Staunton, April 13 – Ever more Ingush are thinking about emigrating from the Russian Federation because they are appalled by Putin’s war in Ukraine, fearful that they will be called up to fight there, or don’t see any possibility for significant positive change even if the war ends and Putin is replaced, Milli Urban says.
The Fortanga journalist interviewed a variety of people in Ingushetia. Many did not give their names, but all said that they were either thinking about leaving the country and/or knew others who were doing the same. She concludes that “many” Ingush are thinking about emigration (fortanga.org/2022/04/net-zhelaniya-byt-chastyu-etoj-strany-ingushi-zadumalis-ob-emigraczii/).
Said, a 55-year-old lawyer from Nazran, said he had been thinking about emigration for ten years but that the war in Ukraine had convinced him the time to do so was now. “I do not want to pay taxes to a government which is using that money to kill the citizens of a peaceful country which has not attacked anyone.”
But he says he has an additional reason: “When studying the history of the Russian Empire and the USSR, I came to the conclusion that even if this regime falls and a liberal or democrat comes to power, this society will make of the new leader a tyrant” because of Russian cultural traditions.
He reached that conclusion, Said says, because many who backed Navalny are now supporting Putin’s war in Ukraine.
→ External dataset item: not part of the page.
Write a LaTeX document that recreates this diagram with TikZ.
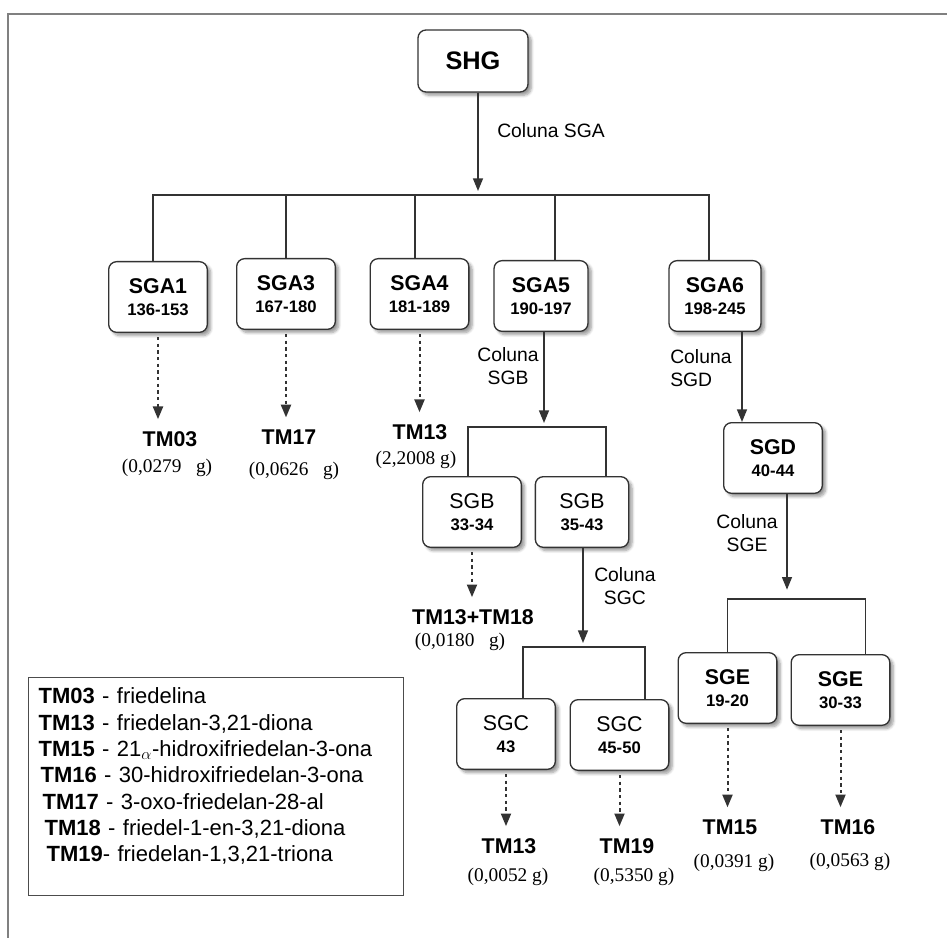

He adds that he wants his children to live in a country “where law and justice are not imitations, where leaders fulfill election promises, and observe the basic principles enshrined the Convention on Human Rights.
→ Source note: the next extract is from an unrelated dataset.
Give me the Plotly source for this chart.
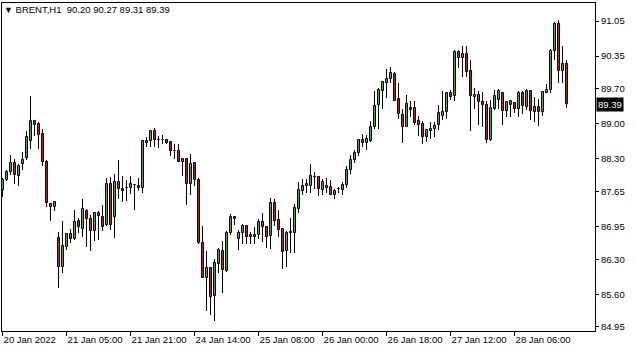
import plotly.graph_objects as go

symbol = "BRENT,H1"

opens = [87.68, 87.88, 88.05, 88.21, 87.97, 88.20, 88.31, 88.65, 89.05, 89.00,
         88.80, 88.24, 87.40, 87.35, 86.72, 86.14, 86.55, 86.80, 86.70, 87.06,
         86.91, 87.27, 87.10, 86.86, 87.22, 87.15, 86.98, 87.81, 87.14, 87.85,
         87.70, 87.72, 87.72, 87.79, 87.76, 87.73, 88.65, 88.65, 88.85, 88.67,
         88.68, 88.68, 88.64, 88.45, 88.45, 88.24, 88.29, 87.80, 88.21, 87.89,
         86.62, 85.93, 86.13, 85.57, 86.21, 86.47, 86.06, 86.82, 87.14, 86.71,
         86.82, 86.96, 86.78, 86.74, 86.79, 87.04, 86.94, 86.76, 87.42, 87.08,
         86.90, 86.46, 86.82, 86.83, 87.31, 87.67, 87.76, 87.76, 87.95, 87.95,
         87.68, 87.72, 87.75, 87.59, 87.70, 87.68, 87.79, 88.08, 88.27, 88.41,
         88.68, 88.62, 88.66, 88.94, 89.37, 89.65, 89.81, 89.89, 89.99, 89.49,
         89.17, 88.94, 89.32, 89.32, 89.05, 89.00, 88.73, 88.86, 88.89, 88.97,
         89.16, 89.23, 89.61, 89.55, 90.43, 90.31, 90.39, 90.05, 89.53, 89.58,
         89.44, 89.37, 88.68, 89.29, 89.48, 89.61, 89.25, 89.45, 89.41, 89.29,
         89.61, 89.34, 89.66, 89.24, 89.33, 89.24, 89.62, 89.68, 90.45, 91.00,
         90.06, 90.20]

highs = [87.93, 88.08, 88.37, 88.29, 88.20, 88.43, 88.85, 89.55, 89.08, 89.04,
         88.89, 88.27, 87.43, 87.47, 86.84, 87.07, 86.83, 86.91, 87.28, 87.12,
         87.51, 87.30, 87.19, 87.24, 87.26, 87.38, 87.93, 87.95, 88.01, 88.28,
         87.97, 87.88, 87.97, 87.81, 87.92, 88.68, 88.74, 88.88, 88.92, 88.76,
         88.77, 88.70, 88.66, 88.60, 88.59, 88.30, 88.31, 88.39, 88.24, 87.92,
         86.96, 86.46, 86.14, 86.30, 86.53, 86.67, 86.86, 87.20, 87.15, 86.88,
         87.00, 86.99, 86.84, 86.94, 87.10, 87.22, 86.96, 87.52, 87.50, 87.28,
         86.91, 86.86, 87.12, 87.40, 87.84, 87.91, 87.91, 88.20, 88.05, 87.96,
         87.91, 87.92, 87.89, 87.70, 87.75, 87.84, 88.17, 88.37, 88.47, 88.69,
         88.80, 88.78, 89.06, 89.65, 89.72, 89.86, 90.09, 90.13, 90.03, 89.81,
         89.29, 89.58, 89.45, 89.45, 89.16, 89.06, 88.90, 89.04, 89.04, 89.38,
         89.65, 89.63, 89.68, 90.47, 90.48, 90.55, 90.55, 90.27, 89.72, 89.66,
         89.63, 89.46, 89.48, 89.68, 89.69, 89.62, 89.46, 89.48, 89.42, 89.65,
         89.66, 89.69, 89.68, 89.53, 89.50, 89.64, 89.80, 90.49, 91.03, 91.08,
         90.55, 90.27]

lows = [87.54, 87.87, 87.99, 87.80, 87.77, 88.08, 88.27, 88.50, 88.76, 88.50,
        88.17, 87.35, 87.07, 87.26, 85.73, 86.03, 86.49, 86.63, 86.68, 86.82,
        86.75, 86.55, 86.47, 86.66, 86.68, 86.86, 86.96, 86.88, 86.72, 87.51,
        87.44, 87.47, 87.60, 87.28, 87.66, 87.63, 88.53, 88.54, 88.54, 88.52,
        88.60, 88.60, 88.35, 88.29, 88.23, 87.97, 87.39, 87.59, 87.76, 86.60,
        85.92, 85.26, 85.18, 85.06, 86.02, 85.63, 86.05, 86.78, 86.99, 86.49,
        86.60, 86.60, 86.60, 86.60, 86.71, 86.64, 86.53, 86.51, 86.96, 86.74,
        86.10, 86.14, 86.42, 86.42, 87.22, 87.59, 87.63, 87.63, 87.71, 87.56,
        87.59, 87.63, 87.58, 87.51, 87.63, 87.59, 87.73, 88.01, 88.21, 88.36,
        88.53, 88.47, 88.64, 88.90, 88.90, 89.30, 89.52, 89.82, 89.45, 89.10,
        88.61, 88.93, 89.14, 88.98, 88.76, 88.59, 88.64, 88.70, 88.74, 88.88,
        89.07, 89.10, 89.48, 89.45, 90.11, 89.94, 89.93, 88.85, 89.30, 88.98,
        88.94, 88.62, 88.66, 89.28, 89.29, 88.98, 89.14, 89.14, 89.21, 89.14,
        89.20, 89.28, 89.08, 89.04, 88.96, 89.16, 89.61, 89.62, 90.27, 89.81,
        89.81, 89.31]

closes = [87.89, 88.04, 88.21, 87.99, 88.17, 88.28, 88.73, 89.05, 88.98, 88.77,
          88.24, 87.43, 87.35, 87.44, 86.15, 86.56, 86.80, 86.71, 87.04, 86.94,
          87.30, 87.10, 86.87, 87.22, 87.16, 86.95, 87.81, 86.98, 87.85, 87.70,
          87.67, 87.72, 87.80, 87.78, 87.72, 88.65, 88.61, 88.85, 88.68, 88.67,
          88.68, 88.62, 88.45, 88.45, 88.24, 88.29, 87.80, 88.20, 87.88, 86.62,
          85.93, 86.13, 85.54, 86.22, 86.49, 86.09, 86.82, 87.15, 87.11, 86.82,
          86.96, 86.75, 86.74, 86.78, 87.04, 86.95, 86.74, 87.42, 87.06, 86.88,
          86.45, 86.83, 86.84, 87.32, 87.68, 87.76, 87.81, 87.96, 87.95, 87.70,
          87.85, 87.76, 87.59, 87.67, 87.70, 87.79, 88.08, 88.28, 88.41, 88.68,
          88.62, 88.70, 88.94, 89.36, 89.68, 89.83, 89.89, 90.01, 89.46, 89.20,
          88.93, 89.40, 89.28, 89.02, 88.98, 88.73, 88.88, 88.89, 88.96, 89.22,
          89.23, 89.61, 89.53, 90.43, 90.31, 90.39, 90.03, 89.56, 89.58, 89.44,
          89.38, 88.68, 89.32, 89.56, 89.66, 89.25, 89.44, 89.38, 89.30, 89.61,
          89.36, 89.66, 89.25, 89.34, 89.24, 89.63, 89.68, 90.45, 91.00, 90.05,
          90.20, 89.39]

tick_bars = [0, 16, 32, 48, 64, 80, 96, 112, 128]
tick_labels = ["20 Jan 2022", "21 Jan 05:00", "21 Jan 21:00", "24 Jan 14:00",
               "25 Jan 08:00", "26 Jan 00:00", "26 Jan 18:00", "27 Jan 12:00",
               "28 Jan 06:00"]

price_ticks = [84.95, 85.60, 86.30, 86.95, 87.65, 88.30, 89.00, 89.70, 90.35, 91.05]

FONT = "Liberation Sans, Arial, sans-serif"
UP, DOWN = "#3cb043", "#e01414"

bars = list(range(len(opens)))
up_idx = [i for i in bars if closes[i] > opens[i]]
dn_idx = [i for i in bars if closes[i] <= opens[i]]

fig = go.Figure()
# wicks (high-low range)
fig.add_trace(go.Bar(x=bars, base=lows, y=[h - l for h, l in zip(highs, lows)],
                     width=0.15, marker=dict(color="black", line=dict(width=0)),
                     hoverinfo="skip"))
# bodies
for idx, col in ((up_idx, UP), (dn_idx, DOWN)):
    fig.add_trace(go.Bar(
        x=idx,
        base=[min(opens[i], closes[i]) for i in idx],
        y=[abs(closes[i] - opens[i]) for i in idx],
        width=0.5,
        marker=dict(color=col, line=dict(color="black", width=1)),
        hoverinfo="skip"))

last = len(closes) - 1
header = (f"<span style='font-size:9px'>▼</span> {symbol}\u00a0\u00a0"
          f"{opens[last]:.2f} {highs[last]:.2f} {lows[last]:.2f} {closes[last]:.2f}")

fig.update_layout(
    width=635, height=352,
    margin=dict(l=2, r=40, t=3, b=21),
    paper_bgcolor="white", plot_bgcolor="white",
    font=dict(family=FONT, size=9.5, color="black"),
    showlegend=False,
    barmode="overlay", bargap=0, bargroupgap=0,
    title=dict(text=header, x=4/635, xref="container", xanchor="left",
               y=1 - 10/352, yref="container", yanchor="middle",
               font=dict(family=FONT, size=9.5, color="black")),
    xaxis=dict(range=[-0.15, 148.1], showline=True, linecolor="black", linewidth=1,
               mirror=True, showgrid=False, zeroline=False,
               tickmode="array", tickvals=tick_bars, ticktext=tick_labels,
               ticks="outside", ticklen=4, tickcolor="black", tickwidth=1,
               ticklabelposition="outside right", fixedrange=True),
    yaxis=dict(side="right", range=[84.87, 91.41], showline=True, linecolor="black",
               linewidth=1, mirror=True, showgrid=False, zeroline=False,
               tickmode="array", tickvals=price_ticks,
               ticktext=[f"{v:.2f}" for v in price_ticks],
               ticks="outside", ticklen=3, tickcolor="black", tickwidth=1,
               fixedrange=True),
)

fig.add_annotation(x=1, xref="paper", y=closes[last], yref="y",
                   xanchor="left", yanchor="middle", xshift=1,
                   text=f"{closes[last]:.2f}", showarrow=False,
                   bgcolor="black", font=dict(color="white", family=FONT, size=9.5),
                   borderpad=1)

fig.write_html("out.html")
Another Nazran resident, 18-year-old Umar, says he wants to leave lest he be drafted and forced to fight in Ukraine. “If it were a choice between going to war and sitting in prison, I would choose prison,” he says. Defending one’s own country is one thing, but taking part in an aggressive war of conquest is something else altogether. (emphasis supplied)
Magomed from Magas, a 31-year-old veteran of protests about the border deal with Chechnya, says he has long thought about seeking political asylum in the West but with the war in Ukraine has conclude that he must not wait any longer despite the difficulties he and his family will face in making such a move.
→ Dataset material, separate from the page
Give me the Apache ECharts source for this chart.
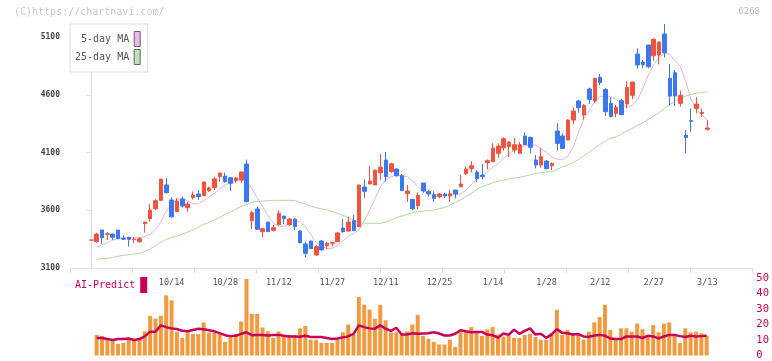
<!DOCTYPE html>
<html>
<head>
<meta charset="utf-8">
<script src="https://cdn.jsdelivr.net/npm/echarts@6.0.0/dist/echarts.min.js"></script>
<style>
html,body{margin:0;padding:0;background:#fff;}
#chart{width:772px;height:361px;}
</style>
</head>
<body>
<div id="chart"></div>
<script>
// ---- data ----
const labelIdx = [15, 25, 35, 45, 55, 65, 75, 85, 95, 105, 115];
const labelText = ['10/14', '10/28', '11/12', '11/27', '12/11', '12/25', '1/14', '1/28', '2/12', '2/27', '3/13'];
const priceTicks = [3100, 3600, 4100, 4600, 5100];

const open = [3342,3328,3429,3392,3394,3429,3357,3366,3346,3328,3484,3527,3614,3686,3819,3689,3588,3697,3622,3709,
3741,3726,3769,3796,3891,3896,3882,3856,3862,4000,3510,3611,3415,3498,3426,3475,3550,3475,3524,3420,
3308,3334,3213,3334,3293,3314,3328,3446,3420,3510,3458,3801,3827,3819,3925,4035,3934,3957,3899,3744,
3694,3640,3836,3761,3735,3717,3741,3723,3775,3804,3917,3960,3931,3905,4012,4020,4093,4142,4150,4122,
4093,4243,4231,4035,3992,4026,3986,4286,4243,4208,4381,4546,4425,4650,4546,4751,4647,4526,4439,4549,
4520,4595,4953,4884,5031,4938,4944,5126,4742,4791,4526,4251,4376,4482,4439,4301];
const close = [3342,3394,3363,3397,3366,3354,3349,3348,3351,3354,3498,3602,3683,3870,3752,3544,3680,3637,3654,3732,
3718,3845,3793,3871,3923,3847,3833,3879,3931,3674,3579,3435,3441,3415,3449,3573,3527,3524,3458,3319,
3227,3267,3285,3256,3314,3320,3403,3415,3498,3423,3819,3764,3853,3948,3972,3891,4003,3899,3770,3767,
3614,3729,3767,3741,3703,3741,3723,3743,3741,3827,3957,3986,3873,3891,4029,4139,4156,4220,4191,4168,
4168,4168,4145,3992,4064,3960,4006,4179,4136,4381,4459,4488,4508,4560,4742,4707,4454,4410,4491,4428,
4664,4710,4858,4861,4843,5080,5057,4964,4589,4589,4595,4231,4370,4520,4448,4312];
const high = [3342,3406,3432,3412,3394,3429,3383,3369,3371,3366,3498,3654,3694,3870,3879,3712,3706,3717,3674,3764,
3775,3848,3807,3891,3923,3925,3882,3885,3934,4038,3595,3631,3441,3498,3472,3598,3550,3530,3530,3429,
3328,3334,3299,3342,3328,3325,3409,3524,3547,3560,3819,3868,3983,3948,4087,4105,4012,3963,3914,3820,
3694,3756,3836,3778,3764,3749,3752,3775,3775,3905,3977,4026,3948,4000,4041,4179,4179,4231,4197,4226,
4191,4272,4237,4078,4136,4035,4015,4353,4266,4387,4491,4555,4520,4661,4742,4780,4656,4578,4511,4566,
4716,4710,5002,4901,5031,5088,5062,5213,4866,4814,4635,4295,4482,4578,4482,4381];
const low = [3342,3319,3310,3342,3342,3354,3342,3285,3314,3319,3406,3501,3602,3680,3746,3535,3588,3625,3588,3694,
3689,3723,3758,3775,3847,3839,3767,3839,3839,3668,3436,3429,3364,3415,3415,3467,3480,3464,3429,3314,
3192,3267,3204,3256,3262,3285,3325,3406,3415,3423,3455,3705,3827,3819,3864,3847,3925,3891,3770,3674,
3602,3611,3752,3718,3674,3703,3706,3674,3703,3798,3905,3928,3847,3868,3954,4020,4055,4116,4058,4093,
4093,4168,4093,3963,3969,3954,3948,4116,4136,4208,4347,4445,4387,4520,4526,4684,4416,4410,4404,4428,
4482,4563,4826,4829,4829,4895,4863,4924,4511,4503,4497,4093,4280,4439,4410,4289];
const ma5 = [null,3279,3302,3319,3342,3354,3363,3363,3363,3363,3371,3394,3435,3501,3593,3654,3694,3703,3683,3657,
3657,3683,3715,3746,3787,3819,3839,3853,3862,3845,3787,3709,3631,3550,3487,3461,3461,3487,3507,3504,
3458,3386,3319,3285,3270,3270,3299,3335,3375,3400,3430,3516,3602,3703,3804,3868,3891,3905,3900,3890,
3853,3804,3767,3746,3735,3732,3732,3732,3735,3741,3775,3827,3870,3900,3935,3975,4006,4052,4087,4122,
4142,4162,4165,4165,4136,4099,4058,4041,4041,4070,4150,4280,4396,4468,4540,4583,4595,4583,4560,4520,
4491,4511,4560,4656,4771,4858,4924,4959,4950,4895,4843,4713,4555,4474,4425,4381];
const ma25 = [null,3175,3181,3184,3192,3201,3210,3215,3221,3227,3244,3267,3293,3325,3348,3366,3377,3392,3412,3432,
3452,3478,3495,3518,3539,3565,3585,3608,3634,3651,3669,3677,3680,3683,3686,3686,3686,3686,3683,3666,
3651,3637,3622,3611,3602,3591,3573,3556,3536,3513,3493,3487,3487,3487,3487,3498,3516,3539,3550,3562,
3579,3588,3594,3596,3602,3614,3625,3645,3669,3692,3720,3749,3781,3807,3821,3839,3853,3862,3871,3879,
3885,3897,3908,3920,3925,3931,3934,3957,3977,3992,4015,4041,4073,4104,4139,4171,4202,4226,4237,4260,
4286,4309,4335,4358,4387,4416,4445,4480,4514,4546,4569,4589,4604,4615,4621,4624];
const volume = [null,13.3,12.7,10.6,10.2,7.5,8.1,10.2,10.2,10.6,15.6,25.6,23.8,25.6,38.8,35.6,15.4,11.3,15,13.8,
13.8,21.3,14.8,14.8,14,8.8,11.9,13.8,21.9,49.4,26.9,26.9,18.1,15.6,11.3,15.6,13.3,13.3,13.3,17.5,
19,10.2,10.2,8.1,8.1,8.1,10.2,15,20,13.8,37.7,32.7,29.6,23.8,32.7,22.7,15,15,13.3,15.6,
20,26.3,12.7,10.8,8.8,7.1,7.1,10.2,5.6,15,15.8,18.3,14.8,12.7,16.9,18.3,13.5,12.1,12.7,11.3,
11.3,13.3,14,11.9,10.2,10.2,14.4,29.5,13.3,16.5,13.3,13.3,10.2,15.4,21.3,24.8,32.7,16.5,10.2,17.5,
17.5,15.4,20.6,16.9,13.3,19.6,15,20.6,21.3,13.3,8.1,17.5,15,15.4,14.4,12.7];
const aiPredict = [null,11.3,11.3,10.6,10.0,10.6,10.6,11.0,10.0,10.6,12.3,15.4,15.4,19.4,18.3,17.5,17.1,15.9,15.6,16.5,
17.3,16.9,16.3,15.6,14.4,13.1,12.5,12.7,14.0,15.0,13.1,13.3,13.3,12.9,13.3,13.3,12.7,12.3,12.3,12.1,
12.7,11.9,11.9,11.9,11.3,10.6,11.0,11.7,12.3,14.0,19.4,18.3,17.5,17.3,19.4,17.3,15.9,17.9,13.5,13.5,
14.4,14.0,14.2,14.4,15.0,14.2,12.9,12.9,14.0,16.3,15.6,15.0,15.2,15.2,13.5,13.1,11.5,14.2,13.3,16.7,
14.0,15.9,17.5,13.5,14.0,11.4,13.5,17.0,14.6,14.4,13.5,13.8,12.3,12.1,12.9,13.3,12.7,11.0,10.6,10.6,
12.3,12.3,12.3,11.3,12.7,12.3,11.0,12.3,13.3,13.3,12.5,11.9,12.7,12.3,12.5,12.7];

// ---- build ----
const UP = '#f2533f', DOWN = '#3b78ee';
const MONO = '"DejaVu Sans Mono", "Liberation Mono", monospace';
const candles = open.map((o, i) => [i, o, close[i], low[i], high[i]]);
const withIdx = arr => arr.map((v, i) => [i, v]);
const xMin = -3.976, xMax = 123.35;

const chart = echarts.init(document.getElementById('chart'), null, {renderer: 'canvas'});
chart.setOption({
  animation: false,
  backgroundColor: '#fff',
  graphic: [
    {type: 'text', left: 14, top: 7, style: {text: '(C)https://chartnavi.com/', fill: '#c8c8c8', font: '10px ' + MONO}},
    {type: 'text', right: 12, top: 7, style: {text: '6268', fill: '#bdbdbd', font: '9px ' + MONO}}
  ],
  legend: [
    {
      data: ['5-day MA', '25-day MA'], orient: 'vertical', align: 'right',
      left: 70, top: 24, padding: [7, 7, 7, 5], itemGap: 2, itemWidth: 6, itemHeight: 15,
      icon: 'rect', backgroundColor: '#fff', borderColor: '#ddd', borderWidth: 1,
      itemStyle: {borderColor: '#666', borderWidth: 1},
      textStyle: {color: '#555', fontSize: 10, fontFamily: MONO}, selectedMode: false
    },
    {
      data: ['AI-Predict'], orient: 'vertical', align: 'right',
      left: 75, top: 277, padding: 0, itemWidth: 7, itemHeight: 16, icon: 'rect',
      itemStyle: {borderWidth: 0},
      textStyle: {color: '#c8005a', fontSize: 10, fontFamily: MONO}, selectedMode: false
    }
  ],
  grid: [
    {left: 70, right: 20, top: 24, bottom: 93},
    {left: 70, right: 20, top: 278, bottom: 3}
  ],
  xAxis: [
    {
      type: 'value', gridIndex: 0, min: xMin, max: xMax, position: 'bottom',
      axisLine: {show: false}, axisTick: {show: false}, splitLine: {show: false},
      axisLabel: {
        customValues: labelIdx, margin: 10, color: '#555', fontSize: 8.5, fontFamily: MONO,
        formatter: v => { const k = labelIdx.indexOf(Math.round(v)); return k >= 0 ? labelText[k] : ''; }
      }
    },
    {
      type: 'value', gridIndex: 0, min: 0, max: 11, interval: 1, position: 'bottom',
      axisLine: {show: true, lineStyle: {color: '#dddddd'}},
      axisTick: {show: true, length: 5, lineStyle: {color: '#dddddd'}},
      axisLabel: {show: false}, splitLine: {show: false}
    },
    {
      type: 'value', gridIndex: 1, min: xMin, max: xMax, show: false
    }
  ],
  yAxis: [
    {
      type: 'value', gridIndex: 0, min: 3100, max: 'dataMax', position: 'left',
      axisLine: {show: true, lineStyle: {color: '#dddddd'}},
      axisTick: {show: true, length: 5, customValues: priceTicks, lineStyle: {color: '#dddddd'}},
      axisLabel: {customValues: priceTicks, margin: 10, color: '#444', fontSize: 8, fontWeight: 'bold', fontFamily: MONO,
        formatter: v => String(Math.round(v))},
      splitLine: {show: false}
    },
    {
      type: 'value', gridIndex: 1, min: 0, max: 50, interval: 10, position: 'right',
      axisLine: {show: false}, axisTick: {show: false}, splitLine: {show: false},
      axisLabel: {margin: 5, color: '#c8005a', fontSize: 10.5, fontFamily: MONO}
    },
    {
      type: 'value', gridIndex: 1, min: 0, max: 50, show: false
    }
  ],
  series: [
    {
      name: 'price', type: 'candlestick', xAxisIndex: 0, yAxisIndex: 0, barWidth: 4,
      itemStyle: {color: UP, color0: DOWN, borderColor: UP, borderColor0: DOWN, borderColorDoji: UP, borderWidth: 1},
      data: candles
    },
    {
      name: '5-day MA', type: 'line', xAxisIndex: 0, yAxisIndex: 0, showSymbol: false,
      color: '#eab8ea', lineStyle: {color: '#e6b2e6', width: 1}, data: withIdx(ma5), z: 1
    },
    {
      name: '25-day MA', type: 'line', xAxisIndex: 0, yAxisIndex: 0, showSymbol: false,
      color: '#bfe0b0', lineStyle: {color: '#b2d9a0', width: 1}, data: withIdx(ma25), z: 1
    },
    {
      name: 'volume', type: 'bar', xAxisIndex: 2, yAxisIndex: 2, barWidth: 4,
      itemStyle: {color: '#f29a3f'}, data: withIdx(volume)
    },
    {
      name: 'AI-Predict', type: 'line', xAxisIndex: 2, yAxisIndex: 1, showSymbol: false,
      color: '#c8005a', lineStyle: {color: '#c8005a', width: 2.5}, data: withIdx(aiPredict), z: 5
    }
  ]
});
</script>
</body>
</html>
According to Magomed, “now many are leaving,” dozens from within his personal circle, something for a small republic like Ingushetia that is an enormous figure. “There would be more” if the costs of leaving and problems of getting established elsewhere were less, he suggests.
Aruzha, a 35-year-old economist from Malgobek, says she has long thought about leaving but that the war in Ukraine has forced her to decide that she must go now. She wants a better life for her children and fears that the war in Ukraine will make that impossible if she remains.
And Surkho, from Magas but not further identified, says that the number who are really planning to go is far larger than the number who say they will. They will support the Kremlin out of fear even as they prepare the groundwork to leave.
According to Urban who conducted the interviews, Ingush who have been social active are the most likely to want to leave now. “They thought earlier about departing, but the war has become for them a trigger and forced them to take a final decision.” But precisely because they are active citizens, they don’t have a lot of money, and that makes leaving difficult.